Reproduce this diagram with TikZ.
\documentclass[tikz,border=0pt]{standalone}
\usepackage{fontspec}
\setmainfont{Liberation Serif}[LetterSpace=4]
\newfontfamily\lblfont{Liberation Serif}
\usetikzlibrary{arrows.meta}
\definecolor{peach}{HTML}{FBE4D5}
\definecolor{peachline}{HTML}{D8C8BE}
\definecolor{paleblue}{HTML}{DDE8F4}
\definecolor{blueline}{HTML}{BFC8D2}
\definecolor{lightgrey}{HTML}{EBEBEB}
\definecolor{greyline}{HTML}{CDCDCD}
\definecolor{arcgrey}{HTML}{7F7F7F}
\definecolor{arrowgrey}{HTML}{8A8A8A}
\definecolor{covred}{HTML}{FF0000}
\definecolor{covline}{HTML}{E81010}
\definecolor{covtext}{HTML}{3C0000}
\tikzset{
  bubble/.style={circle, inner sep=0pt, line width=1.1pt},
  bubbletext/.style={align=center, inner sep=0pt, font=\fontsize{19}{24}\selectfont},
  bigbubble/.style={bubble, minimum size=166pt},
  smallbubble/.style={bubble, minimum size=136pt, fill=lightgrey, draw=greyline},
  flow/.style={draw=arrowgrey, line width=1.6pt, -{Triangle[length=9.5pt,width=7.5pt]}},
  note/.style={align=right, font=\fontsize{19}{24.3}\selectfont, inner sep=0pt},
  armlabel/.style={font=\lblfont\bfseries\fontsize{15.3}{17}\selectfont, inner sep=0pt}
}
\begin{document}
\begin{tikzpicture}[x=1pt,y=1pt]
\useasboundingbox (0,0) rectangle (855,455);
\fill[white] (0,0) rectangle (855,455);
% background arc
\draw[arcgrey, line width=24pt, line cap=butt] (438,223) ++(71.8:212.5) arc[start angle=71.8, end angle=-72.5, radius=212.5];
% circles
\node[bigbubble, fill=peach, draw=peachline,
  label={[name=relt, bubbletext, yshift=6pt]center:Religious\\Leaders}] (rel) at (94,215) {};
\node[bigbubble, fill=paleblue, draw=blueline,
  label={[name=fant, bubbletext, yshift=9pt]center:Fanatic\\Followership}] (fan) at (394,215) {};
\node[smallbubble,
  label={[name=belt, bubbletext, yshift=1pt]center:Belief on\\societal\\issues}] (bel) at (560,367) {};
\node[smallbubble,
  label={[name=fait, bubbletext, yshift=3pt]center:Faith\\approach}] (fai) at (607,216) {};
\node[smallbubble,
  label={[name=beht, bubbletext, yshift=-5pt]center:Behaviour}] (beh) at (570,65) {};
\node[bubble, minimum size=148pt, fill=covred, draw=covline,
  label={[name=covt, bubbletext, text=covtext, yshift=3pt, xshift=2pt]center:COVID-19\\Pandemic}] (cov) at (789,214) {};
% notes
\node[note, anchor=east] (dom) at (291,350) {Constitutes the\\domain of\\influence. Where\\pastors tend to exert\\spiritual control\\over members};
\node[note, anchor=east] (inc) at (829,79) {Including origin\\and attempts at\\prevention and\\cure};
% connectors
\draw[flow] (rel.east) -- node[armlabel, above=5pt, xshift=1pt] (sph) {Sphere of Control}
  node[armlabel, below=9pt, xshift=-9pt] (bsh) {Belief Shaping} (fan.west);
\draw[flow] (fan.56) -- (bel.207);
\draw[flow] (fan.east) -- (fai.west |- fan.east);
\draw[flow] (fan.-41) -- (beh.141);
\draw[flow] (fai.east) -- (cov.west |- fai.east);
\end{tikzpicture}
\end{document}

--- --- ---

Your task is to output all of the data above word for word.

Reproduce this diagram with TikZ.
\documentclass[tikz,border=0pt]{standalone}
\usepackage{fontspec}
\setmainfont{Liberation Serif}[LetterSpace=4]
\newfontfamily\lblfont{Liberation Serif}
\usetikzlibrary{arrows.meta}
\definecolor{peach}{HTML}{FBE4D5}
\definecolor{peachline}{HTML}{D8C8BE}
\definecolor{paleblue}{HTML}{DDE8F4}
\definecolor{blueline}{HTML}{BFC8D2}
\definecolor{lightgrey}{HTML}{EBEBEB}
\definecolor{greyline}{HTML}{CDCDCD}
\definecolor{arcgrey}{HTML}{7F7F7F}
\definecolor{arrowgrey}{HTML}{8A8A8A}
\definecolor{covred}{HTML}{FF0000}
\definecolor{covline}{HTML}{E81010}
\definecolor{covtext}{HTML}{3C0000}
\tikzset{
  bubble/.style={circle, inner sep=0pt, line width=1.1pt},
  bubbletext/.style={align=center, inner sep=0pt, font=\fontsize{19}{24}\selectfont},
  bigbubble/.style={bubble, minimum size=166pt},
  smallbubble/.style={bubble, minimum size=136pt, fill=lightgrey, draw=greyline},
  flow/.style={draw=arrowgrey, line width=1.6pt, -{Triangle[length=9.5pt,width=7.5pt]}},
  note/.style={align=right, font=\fontsize{19}{24.3}\selectfont, inner sep=0pt},
  armlabel/.style={font=\lblfont\bfseries\fontsize{15.3}{17}\selectfont, inner sep=0pt}
}
\begin{document}
\begin{tikzpicture}[x=1pt,y=1pt]
\useasboundingbox (0,0) rectangle (855,455);
\fill[white] (0,0) rectangle (855,455);
% background arc
\draw[arcgrey, line width=24pt, line cap=butt] (438,223) ++(71.8:212.5) arc[start angle=71.8, end angle=-72.5, radius=212.5];
% circles
\node[bigbubble, fill=peach, draw=peachline,
  label={[name=relt, bubbletext, yshift=6pt]center:Religious\\Leaders}] (rel) at (94,215) {};
\node[bigbubble, fill=paleblue, draw=blueline,
  label={[name=fant, bubbletext, yshift=9pt]center:Fanatic\\Followership}] (fan) at (394,215) {};
\node[smallbubble,
  label={[name=belt, bubbletext, yshift=1pt]center:Belief on\\societal\\issues}] (bel) at (560,367) {};
\node[smallbubble,
  label={[name=fait, bubbletext, yshift=3pt]center:Faith\\approach}] (fai) at (607,216) {};
\node[smallbubble,
  label={[name=beht, bubbletext, yshift=-5pt]center:Behaviour}] (beh) at (570,65) {};
\node[bubble, minimum size=148pt, fill=covred, draw=covline,
  label={[name=covt, bubbletext, text=covtext, yshift=3pt, xshift=2pt]center:COVID-19\\Pandemic}] (cov) at (789,214) {};
% notes
\node[note, anchor=east] (dom) at (291,350) {Constitutes the\\domain of\\influence. Where\\pastors tend to exert\\spiritual control\\over members};
\node[note, anchor=east] (inc) at (829,79) {Including origin\\and attempts at\\prevention and\\cure};
% connectors
\draw[flow] (rel.east) -- node[armlabel, above=5pt, xshift=1pt] (sph) {Sphere of Control}
  node[armlabel, below=9pt, xshift=-9pt] (bsh) {Belief Shaping} (fan.west);
\draw[flow] (fan.56) -- (bel.207);
\draw[flow] (fan.east) -- (fai.west |- fan.east);
\draw[flow] (fan.-41) -- (beh.141);
\draw[flow] (fai.east) -- (cov.west |- fai.east);
\end{tikzpicture}
\end{document}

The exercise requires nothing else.